Puluhan Pekerja Distributor Cokelat di Bekasi Mengadu ke Wamenaker Akibat PHK Sepihak

Gelombang demonstrasi mewarnai depan sebuah perusahaan distributor cokelat terkemuka di Kota Bekasi, Jawa Barat. Sebanyak 24 mantan karyawan perusahaan tersebut turun ke jalan, menyuarakan ketidakadilan yang mereka alami setelah diberhentikan secara sepihak oleh manajemen perusahaan.

Para mantan karyawan ini, yang beberapa di antaranya telah mengabdi selama lebih dari dua dekade, merasa diperlakukan tidak adil. Mereka mengklaim bahwa pemutusan hubungan kerja (PHK) dilakukan tanpa pemberitahuan atau peringatan sebelumnya. Aksi unjuk rasa ini merupakan puncak dari kekecewaan mereka, sekaligus upaya terakhir untuk mencari keadilan.

Dalam orasinya, Deni Saefudin, salah seorang perwakilan demonstran, mengungkapkan kekecewaannya.

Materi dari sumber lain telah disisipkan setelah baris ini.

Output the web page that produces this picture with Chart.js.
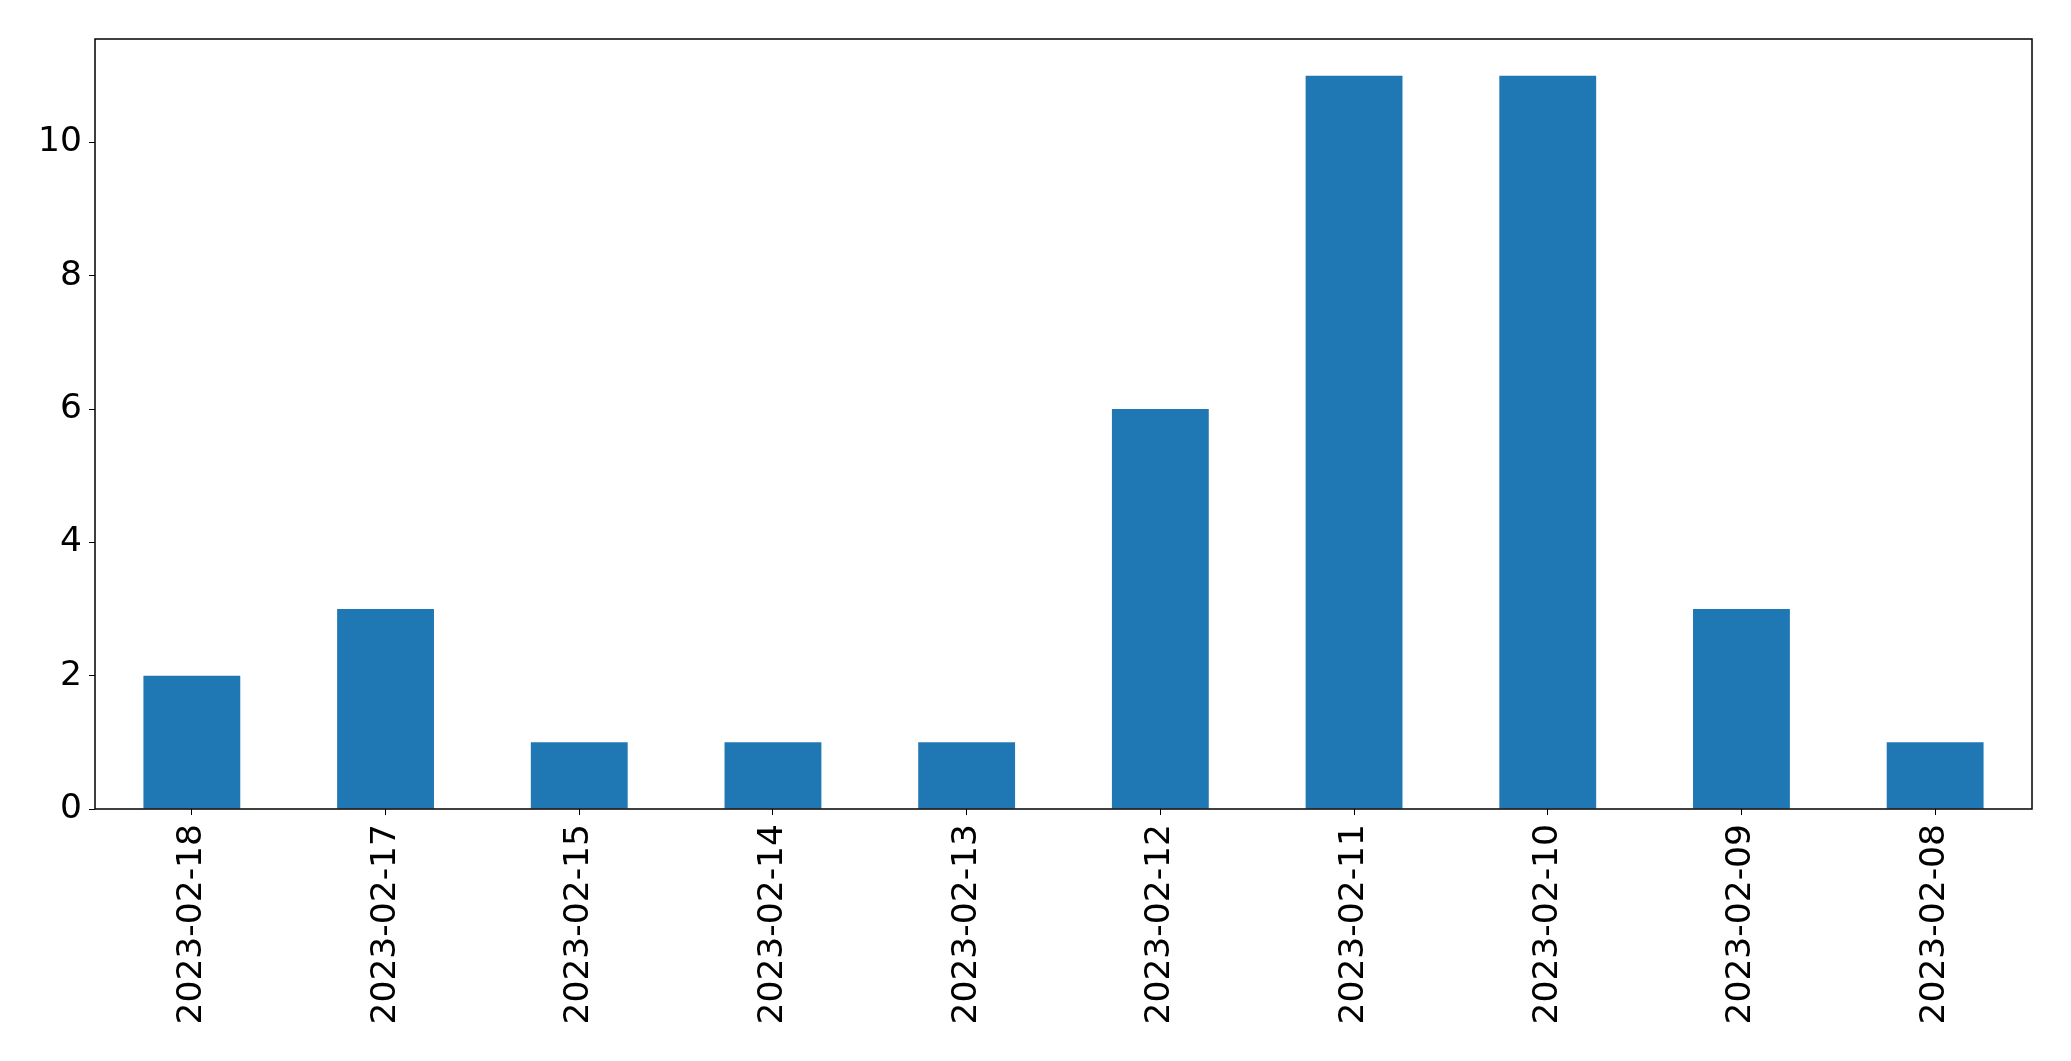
<!DOCTYPE html>
<html>
<head>
<meta charset="utf-8">
<script src="https://cdn.jsdelivr.net/npm/chart.js@4/dist/chart.umd.min.js"></script>
<style>
  html, body { margin: 0; padding: 0; background: #fff; }
  #wrap { width: 2071px; height: 1061px; }
</style>
</head>
<body>
<div id="wrap"><canvas id="barChart" width="2071" height="1061"></canvas></div>
<script>
const dates = [
  "2023-02-18",
  "2023-02-17",
  "2023-02-15",
  "2023-02-14",
  "2023-02-13",
  "2023-02-12",
  "2023-02-11",
  "2023-02-10",
  "2023-02-09",
  "2023-02-08",
];
const counts = [2, 3, 1, 1, 1, 6, 11, 11, 3, 1];
const yTicks = [0, 2, 4, 6, 8, 10];

const font = { family: "DejaVu Sans", size: 34.5 };

// box around the plot area, like the matplotlib frame
const frame = {
  id: "frame",
  afterDraw(chart) {
    const { ctx, chartArea: a } = chart;
    ctx.save();
    ctx.strokeStyle = "#000";
    ctx.lineWidth = 1.5;
    ctx.strokeRect(a.left, a.top, a.right - a.left, a.bottom - a.top);
    ctx.restore();
  },
};

const ctx = document.getElementById("barChart");

new Chart(ctx, {
  type: "bar",
  data: {
    labels: dates,
    datasets: [
      {
        data: counts,
        backgroundColor: "#1f77b4",
        borderWidth: 0,
        barPercentage: 0.5,
        categoryPercentage: 1,
      },
    ],
  },
  plugins: [frame],
  options: {
    responsive: false,
    animation: false,
    layout: { padding: { top: 39, right: 39, left: 0, bottom: 0 } },
    plugins: {
      legend: { display: false },
      tooltip: { enabled: false },
    },
    scales: {
      x: {
        offset: true,
        grid: {
          offset: false,
          drawOnChartArea: false,
          drawTicks: true,
          tickLength: 6,
          color: "#000",
        },
        border: { display: false },
        ticks: {
          color: "#000",
          font: font,
          minRotation: 90,
          maxRotation: 90,
          padding: 9,
          autoSkip: false,
        },
        afterFit(scale) {
          scale.height = 252;
        },
      },
      y: {
        min: 0,
        max: 11.55,
        grid: {
          drawOnChartArea: false,
          drawTicks: true,
          tickLength: 6,
          color: "#000",
        },
        border: { display: false },
        ticks: {
          color: "#000",
          font: font,
          padding: 7,
        },
        afterBuildTicks(scale) {
          scale.ticks = yTicks.map((v) => ({ value: v }));
        },
        afterFit(scale) {
          scale.width = 95;
        },
      },
    },
  },
});
</script>
</body>
</html>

Ia merasa kontribusinya selama bertahun-tahun seolah tidak dihargai. "Kami bagian dari proses perusahaan ini menjadi besar. Kami mohon Bapak Wakil Menteri Tenaga Kerja (Wamenaker) untuk turun langsung ke Bekasi, melihat kondisi perusahaan kami," ujarnya dengan nada penuh harap.

Kronologi Pemutusan Hubungan Kerja

Menurut penuturan para karyawan, gelombang PHK ini terjadi pada tanggal 14 April 2025. Saat itu, 24 orang karyawan dipanggil secara mendadak oleh pihak Human Resources Department (HRD) dan atasan mereka. Tanpa basa-basi, mereka langsung menerima surat PHK, tanpa didahului Surat Peringatan (SP) atau sosialisasi apapun.

Surat tersebut menyatakan bahwa masa kerja mereka berakhir pada tanggal 15 April 2025, atau sehari setelah pertemuan tersebut. Merasa diperlakukan tidak adil, seluruh karyawan yang dipanggil menolak menandatangani surat PHK tersebut.

Ironisnya, dari 24 karyawan yang di-PHK, 23 di antaranya merupakan pengurus dan anggota serikat pekerja di perusahaan tersebut. Hal ini menimbulkan kecurigaan bahwa PHK tersebut terkait dengan aktivitas serikat pekerja.

Usai PHK sepihak tersebut, perwakilan serikat pekerja sempat berupaya melakukan dialog dengan pihak manajemen perusahaan. Namun, upaya tersebut menemui jalan buntu. Pihak perusahaan bersikeras bahwa keputusan PHK sudah final dan tidak dapat diganggu gugat.

Akibatnya, sejak tanggal 28 Mei 2025, para karyawan yang terkena PHK telah dinonaktifkan dari sistem absensi perusahaan dan tidak lagi menerima upah. Selain itu, mereka juga tidak mendapatkan kompensasi apapun atas pemutusan hubungan kerja tersebut. Hal ini semakin memperburuk kondisi finansial mereka dan keluarga.

Harapan kepada Wamenaker

Dalam situasi yang sulit ini, para karyawan yang terkena PHK berharap banyak kepada Wakil Menteri Tenaga Kerja (Wamenaker) Immanuel Ebenezer, atau yang akrab disapa Noel. Mereka berharap Noel dapat turun tangan dan membantu mereka mendapatkan kembali pekerjaan mereka.

Mereka juga berharap agar Wamenaker dapat menindak perusahaan yang dianggap telah melanggar hak-hak pekerja. Kasus ini menjadi preseden buruk bagi dunia ketenagakerjaan di Indonesia, dan para karyawan berharap agar keadilan dapat ditegakkan.

Para demonstran berjanji akan terus melakukan aksi unjuk rasa hingga tuntutan mereka dipenuhi. Mereka juga berencana untuk melaporkan kasus ini ke pihak berwajib, serta mencari dukungan dari berbagai organisasi buruh dan lembaga swadaya masyarakat (LSM).

Kasus PHK sepihak ini menjadi sorotan publik dan menuai kecaman dari berbagai pihak. Banyak pihak menilai bahwa perusahaan distributor cokelat tersebut telah bertindak semena-mena dan tidak menghargai hak-hak pekerja. Diharapkan, kasus ini dapat segera diselesaikan secara adil dan bijaksana, serta menjadi pelajaran bagi perusahaan-perusahaan lain agar lebih memperhatikan kesejahteraan dan hak-hak karyawan.